**Problem statement:** Leave out the images and repeat the listing below without a single change.

**Data lines:**

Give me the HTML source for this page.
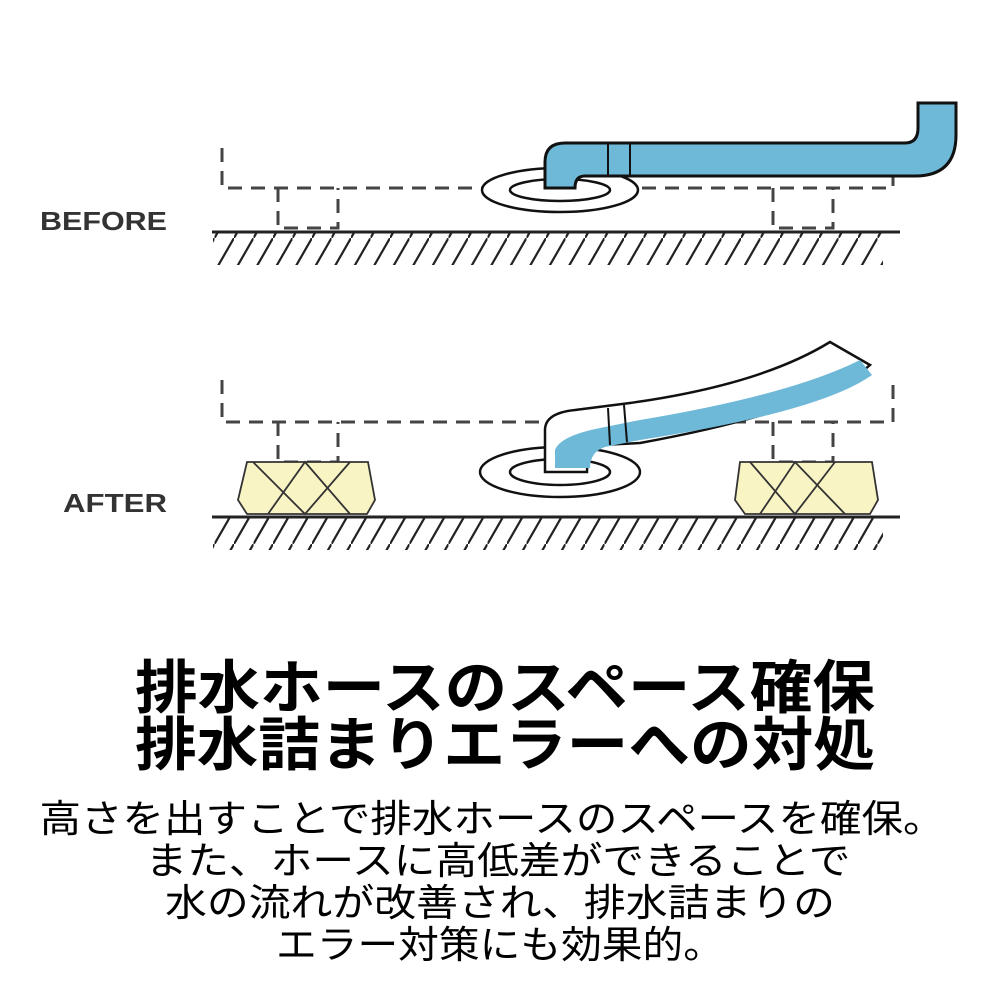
<!DOCTYPE html>
<html><head><meta charset="utf-8"><style>html,body{margin:0;padding:0;background:#fff}svg{display:block}</style></head>
<body>
<svg width="1000" height="1000" viewBox="0 0 1000 1000" xmlns="http://www.w3.org/2000/svg">
<defs>
<pattern id="hatch" width="19.5" height="34" patternUnits="userSpaceOnUse">
<line x1="19.5" y1="0" x2="0" y2="34" stroke="#222" stroke-width="2.2"/>
</pattern>
</defs>
<g font-family="Liberation Sans, sans-serif" font-weight="bold" fill="#333">
<text x="40" y="230" font-size="26" textLength="127" lengthAdjust="spacingAndGlyphs">BEFORE</text>
<text x="63" y="512" font-size="26" textLength="104" lengthAdjust="spacingAndGlyphs">AFTER</text>
</g>
<!-- BEFORE -->
<rect x="213" y="232" width="670" height="33" fill="url(#hatch)"/>
<line x1="212" y1="232" x2="900" y2="232" stroke="#222" stroke-width="3"/>
<g fill="none" stroke="#444" stroke-width="3" stroke-dasharray="14,9">
<path d="M222 148 V188 H893 V148"/>
<path d="M278 188 V228 H338 V188"/>
<path d="M773 188 V228 H833 V188"/>
</g>
<ellipse cx="560" cy="190" rx="78" ry="22" fill="#fff" stroke="#111" stroke-width="2.5"/>
<ellipse cx="560" cy="190" rx="50" ry="11" fill="none" stroke="#111" stroke-width="2.5"/>
<path d="M545 188 V162 Q545 143 565 143 H905 Q918 143 918 128 V103 H956 V135 Q956 176 915 176 H612 Q590 176 585 176 Q575 176 575 188 Z" fill="#6fb9d8" stroke="#111" stroke-width="3"/>
<line x1="608" y1="143" x2="608" y2="176" stroke="#111" stroke-width="2"/>
<line x1="630" y1="143" x2="630" y2="176" stroke="#111" stroke-width="2"/>
<!-- AFTER -->
<rect x="213" y="517" width="670" height="33" fill="url(#hatch)"/>
<g fill="none" stroke="#444" stroke-width="3" stroke-dasharray="14,9">
<path d="M222 380 V422 H893 V380"/>
<path d="M278 422 V462 H338 V422"/>
<path d="M773 422 V462 H833 V422"/>
</g>
<g stroke="#333" stroke-width="1.8" fill="#f8f4c4">
<path d="M247 462 H368 L375 500 L367 514 H247 L238 500 Z"/>
<path d="M253 462 L305 514 L350 462 M268 514 L305 462 L350 514" fill="none"/>
<path d="M740 462 H872 L878 500 L870 514 H745 L735 500 Z"/>
<path d="M750 462 L795 514 L835 462 M760 514 L795 462 L845 514" fill="none"/>
</g>
<line x1="212" y1="517" x2="900" y2="517" stroke="#222" stroke-width="3"/>
<ellipse cx="560" cy="472" rx="80" ry="25" fill="#fff" stroke="#111" stroke-width="2.5"/>
<ellipse cx="560" cy="472" rx="50" ry="13" fill="none" stroke="#111" stroke-width="2.5"/>
<path d="M545 472 V430 Q545 413 575 410 L630 403 Q760 385 830 342 L870 365 Q820 410 640 443 L600 445 Q587 450 587 472 Z" fill="#fff" stroke="#111" stroke-width="2.5"/>
<path d="M555 468 V450 Q560 436 600 428 L640 420 Q790 395 860 360 L872 375 Q820 412 640 440 L605 447 Q590 452 590 468 Z" fill="#6fb9d8"/>
<line x1="608" y1="408" x2="610" y2="445" stroke="#111" stroke-width="2"/>
<line x1="624" y1="405" x2="627" y2="442" stroke="#111" stroke-width="2"/>
<!-- text -->
<g font-family="Liberation Sans, Noto Sans CJK JP, sans-serif" fill="#000" text-anchor="middle">
<text x="505" y="708" font-size="58" font-weight="bold" textLength="740" lengthAdjust="spacingAndGlyphs">排水ホースのスペース確保</text>
<text x="505" y="765" font-size="58" font-weight="bold" textLength="740" lengthAdjust="spacingAndGlyphs">排水詰まりエラーへの対処</text>
<text x="492" y="832" font-size="38" textLength="905" lengthAdjust="spacingAndGlyphs">高さを出すことで排水ホースのスペースを確保。</text>
<text x="498" y="874" font-size="38" textLength="705" lengthAdjust="spacingAndGlyphs">また、ホースに高低差ができることで</text>
<text x="500" y="916" font-size="38" textLength="670" lengthAdjust="spacingAndGlyphs">水の流れが改善され、排水詰まりの</text>
<text x="500" y="958" font-size="38" textLength="448" lengthAdjust="spacingAndGlyphs">エラー対策にも効果的。</text>
</g>
</svg>
</body></html>
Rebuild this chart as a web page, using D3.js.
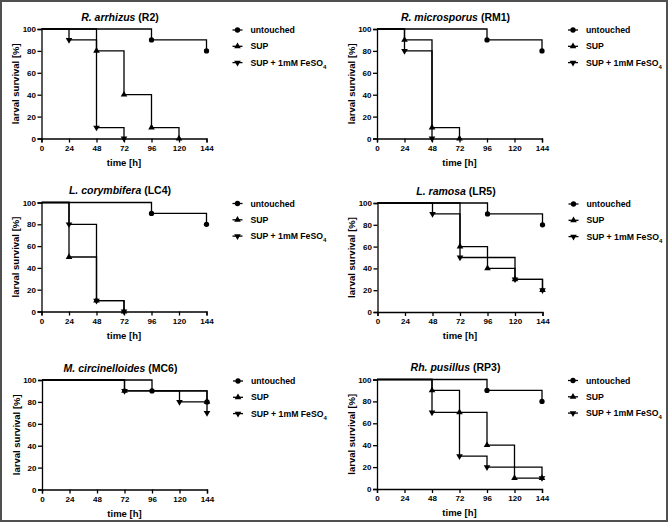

**Result of the task:**
Give me the HTML source for this page.
<!DOCTYPE html>
<html><head><meta charset="utf-8"><style>html,body{margin:0;padding:0;background:#fff}svg{display:block}</style></head>
<body>
<svg width="1000" height="1000" viewBox="0 0 1000 1000" xmlns="http://www.w3.org/2000/svg">
<defs>
<pattern id="hatch" width="19.5" height="34" patternUnits="userSpaceOnUse">
<line x1="19.5" y1="0" x2="0" y2="34" stroke="#222" stroke-width="2.2"/>
</pattern>
</defs>
<g font-family="Liberation Sans, sans-serif" font-weight="bold" fill="#333">
<text x="40" y="230" font-size="26" textLength="127" lengthAdjust="spacingAndGlyphs">BEFORE</text>
<text x="63" y="512" font-size="26" textLength="104" lengthAdjust="spacingAndGlyphs">AFTER</text>
</g>
<!-- BEFORE -->
<rect x="213" y="232" width="670" height="33" fill="url(#hatch)"/>
<line x1="212" y1="232" x2="900" y2="232" stroke="#222" stroke-width="3"/>
<g fill="none" stroke="#444" stroke-width="3" stroke-dasharray="14,9">
<path d="M222 148 V188 H893 V148"/>
<path d="M278 188 V228 H338 V188"/>
<path d="M773 188 V228 H833 V188"/>
</g>
<ellipse cx="560" cy="190" rx="78" ry="22" fill="#fff" stroke="#111" stroke-width="2.5"/>
<ellipse cx="560" cy="190" rx="50" ry="11" fill="none" stroke="#111" stroke-width="2.5"/>
<path d="M545 188 V162 Q545 143 565 143 H905 Q918 143 918 128 V103 H956 V135 Q956 176 915 176 H612 Q590 176 585 176 Q575 176 575 188 Z" fill="#6fb9d8" stroke="#111" stroke-width="3"/>
<line x1="608" y1="143" x2="608" y2="176" stroke="#111" stroke-width="2"/>
<line x1="630" y1="143" x2="630" y2="176" stroke="#111" stroke-width="2"/>
<!-- AFTER -->
<rect x="213" y="517" width="670" height="33" fill="url(#hatch)"/>
<g fill="none" stroke="#444" stroke-width="3" stroke-dasharray="14,9">
<path d="M222 380 V422 H893 V380"/>
<path d="M278 422 V462 H338 V422"/>
<path d="M773 422 V462 H833 V422"/>
</g>
<g stroke="#333" stroke-width="1.8" fill="#f8f4c4">
<path d="M247 462 H368 L375 500 L367 514 H247 L238 500 Z"/>
<path d="M253 462 L305 514 L350 462 M268 514 L305 462 L350 514" fill="none"/>
<path d="M740 462 H872 L878 500 L870 514 H745 L735 500 Z"/>
<path d="M750 462 L795 514 L835 462 M760 514 L795 462 L845 514" fill="none"/>
</g>
<line x1="212" y1="517" x2="900" y2="517" stroke="#222" stroke-width="3"/>
<ellipse cx="560" cy="472" rx="80" ry="25" fill="#fff" stroke="#111" stroke-width="2.5"/>
<ellipse cx="560" cy="472" rx="50" ry="13" fill="none" stroke="#111" stroke-width="2.5"/>
<path d="M545 472 V430 Q545 413 575 410 L630 403 Q760 385 830 342 L870 365 Q820 410 640 443 L600 445 Q587 450 587 472 Z" fill="#fff" stroke="#111" stroke-width="2.5"/>
<path d="M555 468 V450 Q560 436 600 428 L640 420 Q790 395 860 360 L872 375 Q820 412 640 440 L605 447 Q590 452 590 468 Z" fill="#6fb9d8"/>
<line x1="608" y1="408" x2="610" y2="445" stroke="#111" stroke-width="2"/>
<line x1="624" y1="405" x2="627" y2="442" stroke="#111" stroke-width="2"/>
<!-- text -->
<g font-family="Liberation Sans, Noto Sans CJK JP, sans-serif" fill="#000" text-anchor="middle">
<text x="505" y="708" font-size="58" font-weight="bold" textLength="740" lengthAdjust="spacingAndGlyphs">排水ホースのスペース確保</text>
<text x="505" y="765" font-size="58" font-weight="bold" textLength="740" lengthAdjust="spacingAndGlyphs">排水詰まりエラーへの対処</text>
<text x="492" y="832" font-size="38" textLength="905" lengthAdjust="spacingAndGlyphs">高さを出すことで排水ホースのスペースを確保。</text>
<text x="498" y="874" font-size="38" textLength="705" lengthAdjust="spacingAndGlyphs">また、ホースに高低差ができることで</text>
<text x="500" y="916" font-size="38" textLength="670" lengthAdjust="spacingAndGlyphs">水の流れが改善され、排水詰まりの</text>
<text x="500" y="958" font-size="38" textLength="448" lengthAdjust="spacingAndGlyphs">エラー対策にも効果的。</text>
</g>
</svg>
</body></html>
Rebuild this chart as a web page, using D3.js.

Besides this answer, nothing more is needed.